▶ **What you are asked to do**:
Identify each line holding the string "this" and copy it.

▶ **Data extract**:
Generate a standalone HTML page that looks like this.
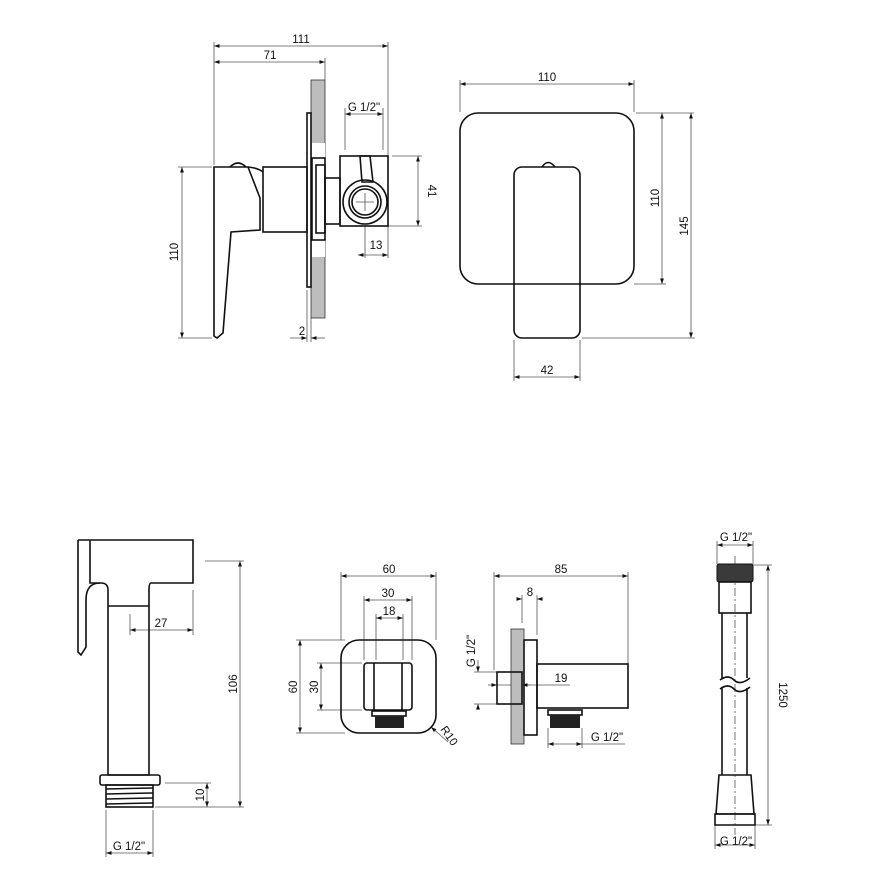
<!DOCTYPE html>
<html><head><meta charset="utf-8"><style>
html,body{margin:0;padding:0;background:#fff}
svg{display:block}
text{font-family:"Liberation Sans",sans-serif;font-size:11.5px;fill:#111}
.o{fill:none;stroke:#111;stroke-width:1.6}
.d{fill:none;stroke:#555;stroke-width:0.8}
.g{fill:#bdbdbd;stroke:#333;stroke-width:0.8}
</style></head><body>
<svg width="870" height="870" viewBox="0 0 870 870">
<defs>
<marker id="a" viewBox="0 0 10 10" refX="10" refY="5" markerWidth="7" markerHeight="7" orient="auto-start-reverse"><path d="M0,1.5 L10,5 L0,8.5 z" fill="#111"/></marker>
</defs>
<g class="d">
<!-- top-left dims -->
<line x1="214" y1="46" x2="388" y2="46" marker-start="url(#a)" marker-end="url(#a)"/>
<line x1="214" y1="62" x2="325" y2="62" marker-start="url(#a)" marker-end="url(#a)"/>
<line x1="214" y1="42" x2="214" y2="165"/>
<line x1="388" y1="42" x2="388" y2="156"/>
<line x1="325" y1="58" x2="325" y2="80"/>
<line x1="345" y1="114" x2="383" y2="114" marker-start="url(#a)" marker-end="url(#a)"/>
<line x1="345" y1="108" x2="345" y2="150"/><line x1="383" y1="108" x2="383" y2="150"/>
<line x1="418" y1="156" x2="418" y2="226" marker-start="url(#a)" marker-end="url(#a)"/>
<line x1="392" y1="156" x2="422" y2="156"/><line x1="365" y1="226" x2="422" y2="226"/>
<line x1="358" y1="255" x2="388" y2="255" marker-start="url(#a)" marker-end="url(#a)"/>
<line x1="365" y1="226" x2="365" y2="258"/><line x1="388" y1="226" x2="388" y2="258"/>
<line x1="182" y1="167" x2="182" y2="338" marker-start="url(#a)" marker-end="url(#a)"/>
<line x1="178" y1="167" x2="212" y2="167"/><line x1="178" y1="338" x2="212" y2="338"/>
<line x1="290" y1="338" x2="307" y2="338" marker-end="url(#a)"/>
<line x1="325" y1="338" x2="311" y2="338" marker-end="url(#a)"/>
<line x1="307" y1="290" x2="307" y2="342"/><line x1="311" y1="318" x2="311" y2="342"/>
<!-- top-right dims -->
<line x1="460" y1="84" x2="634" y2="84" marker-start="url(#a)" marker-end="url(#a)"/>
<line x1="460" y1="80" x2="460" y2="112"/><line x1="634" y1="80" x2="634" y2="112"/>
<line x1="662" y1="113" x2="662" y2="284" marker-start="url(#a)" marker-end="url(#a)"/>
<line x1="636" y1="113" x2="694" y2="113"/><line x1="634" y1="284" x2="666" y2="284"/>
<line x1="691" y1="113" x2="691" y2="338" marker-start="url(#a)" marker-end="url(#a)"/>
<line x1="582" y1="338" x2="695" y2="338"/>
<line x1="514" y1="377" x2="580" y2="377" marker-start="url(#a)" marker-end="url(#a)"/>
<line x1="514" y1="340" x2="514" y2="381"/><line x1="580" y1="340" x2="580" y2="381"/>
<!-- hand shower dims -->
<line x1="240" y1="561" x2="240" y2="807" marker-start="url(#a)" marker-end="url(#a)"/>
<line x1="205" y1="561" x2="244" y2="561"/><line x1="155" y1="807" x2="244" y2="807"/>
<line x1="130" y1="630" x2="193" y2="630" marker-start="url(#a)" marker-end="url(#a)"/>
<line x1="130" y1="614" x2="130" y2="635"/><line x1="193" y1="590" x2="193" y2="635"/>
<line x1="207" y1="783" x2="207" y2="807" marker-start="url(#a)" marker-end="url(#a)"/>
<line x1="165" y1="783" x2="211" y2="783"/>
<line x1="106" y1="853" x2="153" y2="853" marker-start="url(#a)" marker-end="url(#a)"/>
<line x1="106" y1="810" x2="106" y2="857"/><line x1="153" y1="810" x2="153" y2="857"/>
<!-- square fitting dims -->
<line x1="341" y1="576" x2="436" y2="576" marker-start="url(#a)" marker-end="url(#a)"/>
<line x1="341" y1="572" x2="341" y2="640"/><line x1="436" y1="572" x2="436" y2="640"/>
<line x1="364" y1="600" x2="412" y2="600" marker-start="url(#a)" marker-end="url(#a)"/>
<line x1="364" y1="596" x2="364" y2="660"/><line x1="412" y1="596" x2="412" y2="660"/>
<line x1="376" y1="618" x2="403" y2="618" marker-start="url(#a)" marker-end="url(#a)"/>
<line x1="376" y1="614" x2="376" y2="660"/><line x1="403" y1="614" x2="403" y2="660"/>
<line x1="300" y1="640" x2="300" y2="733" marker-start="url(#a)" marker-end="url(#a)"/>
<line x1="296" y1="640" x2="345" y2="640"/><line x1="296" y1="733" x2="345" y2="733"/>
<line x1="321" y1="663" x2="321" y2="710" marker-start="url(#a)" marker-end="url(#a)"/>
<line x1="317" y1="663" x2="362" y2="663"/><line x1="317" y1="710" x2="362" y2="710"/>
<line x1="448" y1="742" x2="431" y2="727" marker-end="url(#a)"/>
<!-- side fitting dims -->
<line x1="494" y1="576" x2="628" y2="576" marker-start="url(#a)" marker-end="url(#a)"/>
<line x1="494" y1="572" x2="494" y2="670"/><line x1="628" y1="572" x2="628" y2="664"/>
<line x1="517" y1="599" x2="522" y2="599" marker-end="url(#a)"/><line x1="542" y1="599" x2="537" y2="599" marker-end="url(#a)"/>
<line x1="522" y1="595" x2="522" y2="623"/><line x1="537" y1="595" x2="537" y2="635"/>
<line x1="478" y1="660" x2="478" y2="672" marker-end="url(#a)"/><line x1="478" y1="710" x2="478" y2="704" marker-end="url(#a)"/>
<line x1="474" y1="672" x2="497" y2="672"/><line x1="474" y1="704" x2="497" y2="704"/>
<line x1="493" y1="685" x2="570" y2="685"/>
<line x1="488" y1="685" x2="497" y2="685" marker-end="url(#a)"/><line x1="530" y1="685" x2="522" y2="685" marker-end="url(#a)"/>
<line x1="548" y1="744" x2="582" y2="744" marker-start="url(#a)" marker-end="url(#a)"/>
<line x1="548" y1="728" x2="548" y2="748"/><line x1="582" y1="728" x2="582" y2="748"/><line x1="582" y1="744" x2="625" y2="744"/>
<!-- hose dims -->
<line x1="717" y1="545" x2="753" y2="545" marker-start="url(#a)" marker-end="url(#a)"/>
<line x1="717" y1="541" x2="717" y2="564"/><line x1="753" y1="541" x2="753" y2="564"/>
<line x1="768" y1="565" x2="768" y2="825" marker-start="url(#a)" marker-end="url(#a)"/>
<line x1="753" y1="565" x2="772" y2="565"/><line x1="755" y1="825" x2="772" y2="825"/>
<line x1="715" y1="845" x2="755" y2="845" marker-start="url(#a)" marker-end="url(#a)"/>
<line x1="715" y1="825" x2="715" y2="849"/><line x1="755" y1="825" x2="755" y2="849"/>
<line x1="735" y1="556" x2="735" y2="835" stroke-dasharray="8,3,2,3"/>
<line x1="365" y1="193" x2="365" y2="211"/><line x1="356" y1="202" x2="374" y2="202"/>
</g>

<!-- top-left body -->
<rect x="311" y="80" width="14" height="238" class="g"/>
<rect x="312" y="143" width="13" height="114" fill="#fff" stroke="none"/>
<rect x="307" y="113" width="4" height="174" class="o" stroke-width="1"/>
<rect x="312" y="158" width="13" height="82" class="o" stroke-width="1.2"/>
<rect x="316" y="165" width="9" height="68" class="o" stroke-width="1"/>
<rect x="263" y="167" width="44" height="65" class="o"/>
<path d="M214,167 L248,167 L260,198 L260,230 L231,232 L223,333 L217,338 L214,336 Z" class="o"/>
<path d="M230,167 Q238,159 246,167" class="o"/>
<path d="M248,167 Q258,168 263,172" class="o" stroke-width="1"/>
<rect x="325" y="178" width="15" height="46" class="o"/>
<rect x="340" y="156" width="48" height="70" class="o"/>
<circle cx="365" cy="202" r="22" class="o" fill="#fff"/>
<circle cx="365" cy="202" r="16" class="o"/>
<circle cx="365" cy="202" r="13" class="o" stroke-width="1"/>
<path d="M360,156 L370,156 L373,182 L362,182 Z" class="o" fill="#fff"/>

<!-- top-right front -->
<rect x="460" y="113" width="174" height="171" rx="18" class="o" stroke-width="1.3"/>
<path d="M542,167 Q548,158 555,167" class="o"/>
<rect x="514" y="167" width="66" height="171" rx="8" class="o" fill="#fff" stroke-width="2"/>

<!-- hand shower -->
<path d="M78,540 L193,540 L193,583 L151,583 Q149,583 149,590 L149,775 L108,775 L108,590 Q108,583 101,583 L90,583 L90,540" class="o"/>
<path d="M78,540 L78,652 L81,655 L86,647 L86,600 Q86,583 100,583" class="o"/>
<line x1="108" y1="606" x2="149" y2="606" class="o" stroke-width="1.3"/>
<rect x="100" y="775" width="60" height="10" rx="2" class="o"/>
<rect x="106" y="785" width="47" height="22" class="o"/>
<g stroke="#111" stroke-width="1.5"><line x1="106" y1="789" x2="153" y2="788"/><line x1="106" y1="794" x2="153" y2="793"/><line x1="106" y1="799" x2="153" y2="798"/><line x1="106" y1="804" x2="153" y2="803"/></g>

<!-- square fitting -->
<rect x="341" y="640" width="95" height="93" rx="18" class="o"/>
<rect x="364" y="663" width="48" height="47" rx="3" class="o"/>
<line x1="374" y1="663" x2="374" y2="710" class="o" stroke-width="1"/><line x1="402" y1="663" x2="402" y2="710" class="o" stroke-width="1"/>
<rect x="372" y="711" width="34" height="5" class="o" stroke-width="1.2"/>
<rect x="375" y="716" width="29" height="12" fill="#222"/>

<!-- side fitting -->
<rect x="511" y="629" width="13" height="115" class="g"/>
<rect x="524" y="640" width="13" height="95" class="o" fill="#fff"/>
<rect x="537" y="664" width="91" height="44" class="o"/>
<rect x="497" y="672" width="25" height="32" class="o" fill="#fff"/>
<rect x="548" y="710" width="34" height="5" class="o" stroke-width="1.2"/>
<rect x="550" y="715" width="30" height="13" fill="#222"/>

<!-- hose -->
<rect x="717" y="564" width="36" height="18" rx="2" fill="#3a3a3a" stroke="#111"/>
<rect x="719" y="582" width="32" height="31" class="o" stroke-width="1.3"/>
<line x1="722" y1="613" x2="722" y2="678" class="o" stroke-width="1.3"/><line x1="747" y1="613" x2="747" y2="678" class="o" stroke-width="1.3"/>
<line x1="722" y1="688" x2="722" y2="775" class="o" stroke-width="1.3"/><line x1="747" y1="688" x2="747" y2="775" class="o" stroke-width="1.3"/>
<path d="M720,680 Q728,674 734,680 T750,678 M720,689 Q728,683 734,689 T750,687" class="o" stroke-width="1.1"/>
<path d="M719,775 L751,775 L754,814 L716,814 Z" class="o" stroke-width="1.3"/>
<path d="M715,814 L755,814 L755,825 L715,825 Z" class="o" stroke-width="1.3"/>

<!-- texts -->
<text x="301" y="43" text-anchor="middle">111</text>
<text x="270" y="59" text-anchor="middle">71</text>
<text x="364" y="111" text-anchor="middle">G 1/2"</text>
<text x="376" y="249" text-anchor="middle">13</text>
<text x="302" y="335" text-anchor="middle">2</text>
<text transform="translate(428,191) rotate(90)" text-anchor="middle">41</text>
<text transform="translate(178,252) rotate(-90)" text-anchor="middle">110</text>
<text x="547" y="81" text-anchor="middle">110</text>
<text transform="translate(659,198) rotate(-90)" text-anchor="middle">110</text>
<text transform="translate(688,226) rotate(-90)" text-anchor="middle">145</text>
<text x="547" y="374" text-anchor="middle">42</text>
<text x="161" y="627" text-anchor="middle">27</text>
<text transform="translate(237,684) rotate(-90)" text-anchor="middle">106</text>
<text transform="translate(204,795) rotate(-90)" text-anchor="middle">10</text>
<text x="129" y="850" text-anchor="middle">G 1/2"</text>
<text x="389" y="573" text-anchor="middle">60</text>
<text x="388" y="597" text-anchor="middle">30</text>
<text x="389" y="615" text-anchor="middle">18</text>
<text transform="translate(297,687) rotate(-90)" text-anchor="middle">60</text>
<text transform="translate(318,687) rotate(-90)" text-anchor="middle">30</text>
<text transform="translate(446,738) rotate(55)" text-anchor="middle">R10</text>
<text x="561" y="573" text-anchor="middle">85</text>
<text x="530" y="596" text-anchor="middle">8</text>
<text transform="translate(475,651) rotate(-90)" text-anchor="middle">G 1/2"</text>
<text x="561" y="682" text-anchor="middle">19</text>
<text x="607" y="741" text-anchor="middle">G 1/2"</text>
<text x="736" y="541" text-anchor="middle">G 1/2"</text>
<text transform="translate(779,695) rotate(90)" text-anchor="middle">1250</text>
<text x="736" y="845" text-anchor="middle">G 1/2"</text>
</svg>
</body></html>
--
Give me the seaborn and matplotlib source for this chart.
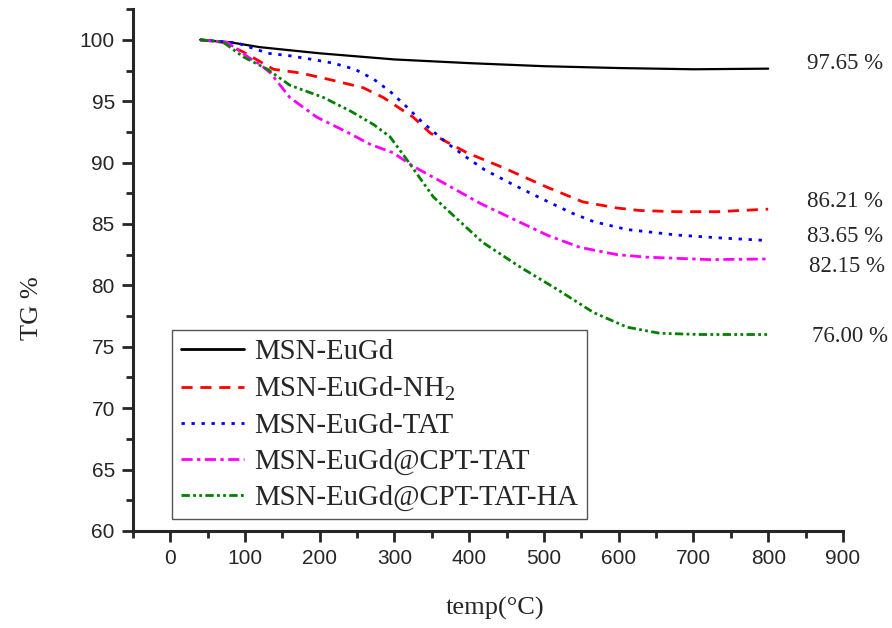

▶ **Output**:
Generate a standalone HTML page that looks like this.
Give me the seaborn and matplotlib source for this chart.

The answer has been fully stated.